Above, a team can brainstorm and then prioritize ideas together within a mural that guides their work.
And when using a visual space for collaboration (as with MURAL) to capture the imaginative work of your team, everyone starts on the same (digital) page and ends on the same page. This instills confidence across the team, and gives rise to autonomy, psychological safety, and ultimately the kind of imagination work that leads to innovation.
How you make play a habit
You can’t change your company culture overnight. That’s not how real transformation happens. Lasting change begins from the bottom up. It starts with changing habits.
While changing habits isn’t easy, you can improve your odds. Start by creating a series of tiny habits, a behavior change approach pioneered by BJ Fogg. Tiny habits work by first finding a trigger event and then attaching the new behavior to it. Fogg recommends using this statement to get started: After I [trigger], I will [new habit].
For a non-work example, if you want to build better habits around dental hygiene, you might try doing this: After I brush my teeth, I’ll floss just one tooth. From there you’d move to two teeth, three teeth, etc. until flossing all of your teeth after you brush becomes a habit.
Here’s an example at work. See if you can see the connection to tiny habits.
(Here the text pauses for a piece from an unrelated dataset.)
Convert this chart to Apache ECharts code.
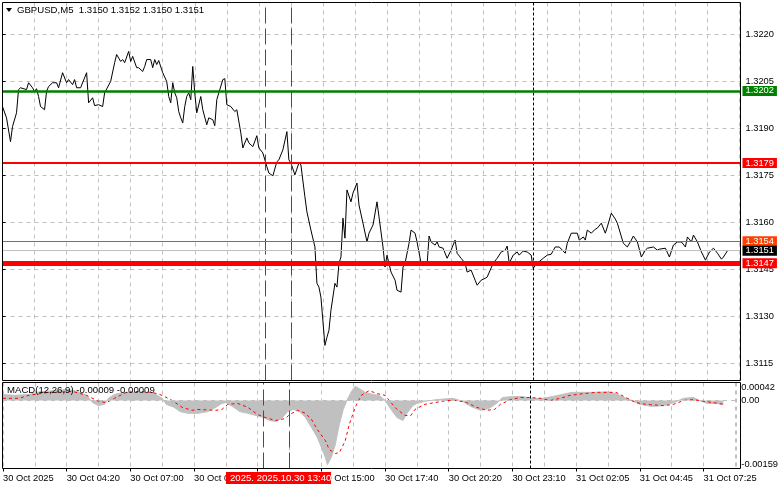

Teams at Meta (formerly Facebook) broke down collaborative activities into manageable chunks in their Facebook Think Kit—a toolkit for rapid collaboration, ideation and problem-solving across teams. It’s a series of exercises rooted in design thinking and customer-centric methods.
Above, a screenshot from the 2×2 prioritization matrix template. See how each step provides simple instructions for the team to follow, with a section of the mural dedicated to the work for each step. E.g. Step 1, “Gather your ideas,” provides space and digital sticky notes for the team to add their ideas.
Each activity has simple instructions and worksheets to help teams follow along. Everything is in a shared visual space, so everyone begins and ends on the same page. Exercises can be used on their own or combined with ‘suggested pairings’ to achieve goals. The Think Kit allows teams to make creative thinking a habit one exercise at a time—from setting a north star together to running a pre-mortem to creating a storyboard.
You can try the Facebook Think Kit using MURAL with your team. Start small—tiny—by introducing just one new activity to bring about change.
Wrapping it up
Having fun and engaging in “play” doesn’t mean throwing the rules away and doing anything you want. Just imagine playing a game without any rules—that would be totally frustrating. Kinda like a meeting with no purpose, no structure, no objectives, right?
Instead, like jazz improvisation, playing together as a team is best when there are agreed guidelines. Only then can creativity and imagination come to the surface. Playful methods give you a powerful way to consistently unlock team imagination for an overall more innovative and resilient organization.
Try a playful method with your team and kickstart a culture of innovation across your entire organization.